Outros, com alarme ou regozijo, conforme as simpatias partidárias, dizem que Costa não promete, simplesmente, porque não sabe o que prometer e nem sequer sabe ainda se recusa aliar-se a “este” PSD ou se recusa também aliar-se ao “outro”.
O debate “Costa tem de fazer promessas” versus “Costa não deve fazer promessas”, no entanto, não tem sentido. E não tem sentido porque o que Costa tem de anunciar desde já não são promessas de medidas concretas de governo mas apenas as prioridades da sua eventual governação. Ou seja: o que os portugueses precisam de saber e têm o direito de saber desde já (e não apenas em Junho) é o que pensa António Costa sobre as questões fundamentais da governação, ao nível europeu e ao nível nacional. O que pensa sobre o Tratado Orçamental, sobre a dívida, sobre a gestão do euro, sobre a política de Segurança Social, sobre a saúde, a educação e a ciência, sobre o emprego, sobre as nacionalizações e sobre a pobreza. O que gostaríamos de saber é por que causas Costa se compromete a bater-se. Não que medidas promete, mas que batalhas promete travar. Não é preciso dizer já como, nem quanto vai gastar.

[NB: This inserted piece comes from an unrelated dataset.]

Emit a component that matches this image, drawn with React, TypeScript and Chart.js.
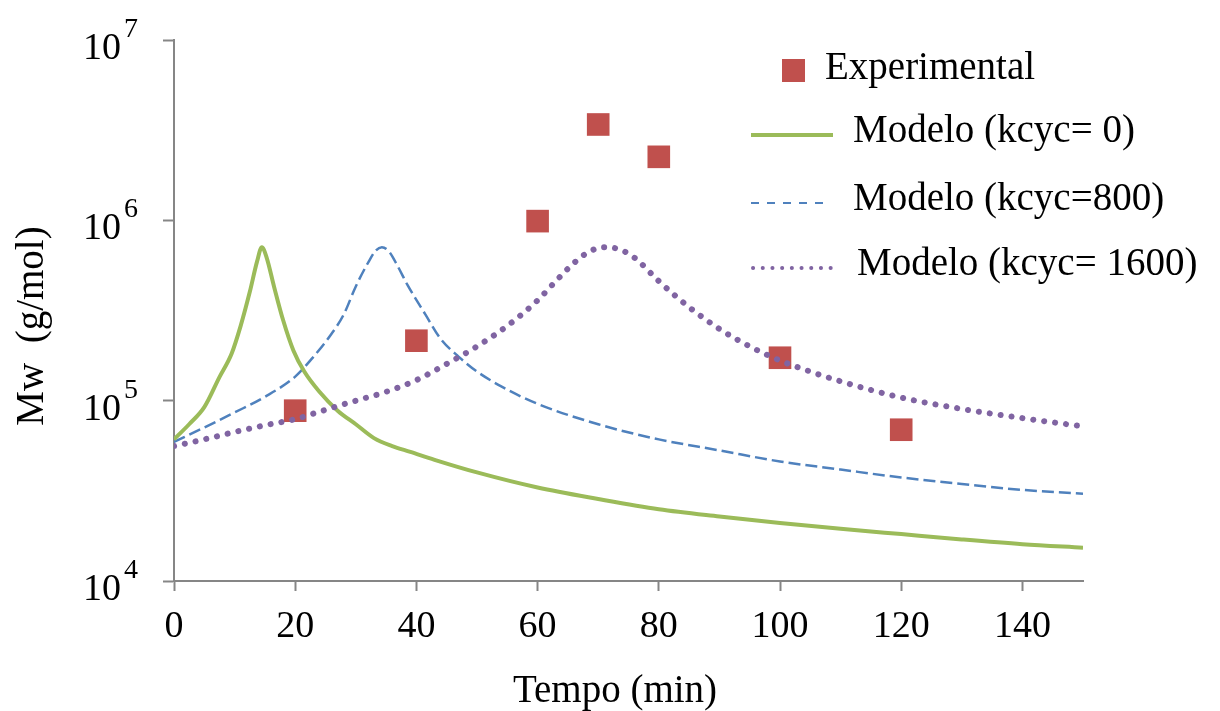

Mas era bom saber se aquilo que o move é apenas o desejo de não pisar nenhum calo, nacional ou estrangeiro. Precisamos de saber por que quer ser primeiro-ministro, o que lhe parece urgente e o que lhe parece inaceitável, que sociedade propõe — ou se apenas se dispõe a escolher entre as propostas que a Comissão Europeia e Berlim lhe mostrarem. E não, não é utópico perguntar-lhe que sociedade propõe porque essa é a pergunta que os cidadãos recomeçaram a fazer aos políticos e este é o momento de fazer essa pergunta, por muito que os partidos socialistas não o entendam.
A ideia de que é cedo para apresentar propostas porque as eleições legislativas ainda vêm longe (lembrando o “qual é a pressa?” de Seguro) é, entre todas as justificações, a mais preocupante. Não só porque as eleições legislativas não se ganham nas vésperas da campanha mas, principalmente, porque a política não são apenas eleições e o PS está a perder todos os dias oportunidades de fazer avançar uma agenda solidária a nível europeu. A paralisia europeia do PS no momento mais quente da negociação UE-Grécia faz recear o pior. Faz recear um PS congelado pela sua ambiguidade e sem a coragem de defender além-fronteiras um ponto de vista europeu contra a hegemonia alemã. Um PS que procura sempre alguém a quem seguir e que não se atreverá nunca a propor ou a liderar um programa reformista para a União Europeia.
Há muitas lições que o PS e outros poderiam aprender desde já com o Syriza. Uma delas é que é preciso correr o risco de ser diferente e de ser o primeiro, mesmo quando não se sabe se os outros nos seguem e quando se enfrentam adversários poderosos. Outra é que a política se faz de convicções e não apenas de jogos de poder, de paixão e não apenas de cálculo. Outra é que a justiça deve ser o principal critério da governação. Estes são os factores que explicam o apoio popular ao Syriza.
A política não é apenas a arte do possível, como dizia Bismark. A política tem de ser o exercício da vontade porque a soberania é a expressão da vontade, porque o sonho nos leva mais longe que as convenções e os preconceitos, porque a história não é outra coisa senão a conquista do impossível. A política tem de ser a transformação do desejável em realidade.
Há algo deprimente quando Costa diz que apenas quer fazer as promessas que tenha a certeza absoluta de poder cumprir. Está, evidentemente, a falar de medidas e não de combates e menos ainda de objectivos. Mas os portugueses não merecem apenas o que têm a certeza absoluta de que está ao seu alcance. Merecem mais e melhor do que aquilo que têm a certeza de que é possível. Merecem desejar melhor e merecem políticos que se comprometam a combater por causas. Que prometam não publicar esta ou aquela lei, mas combater por um ideal.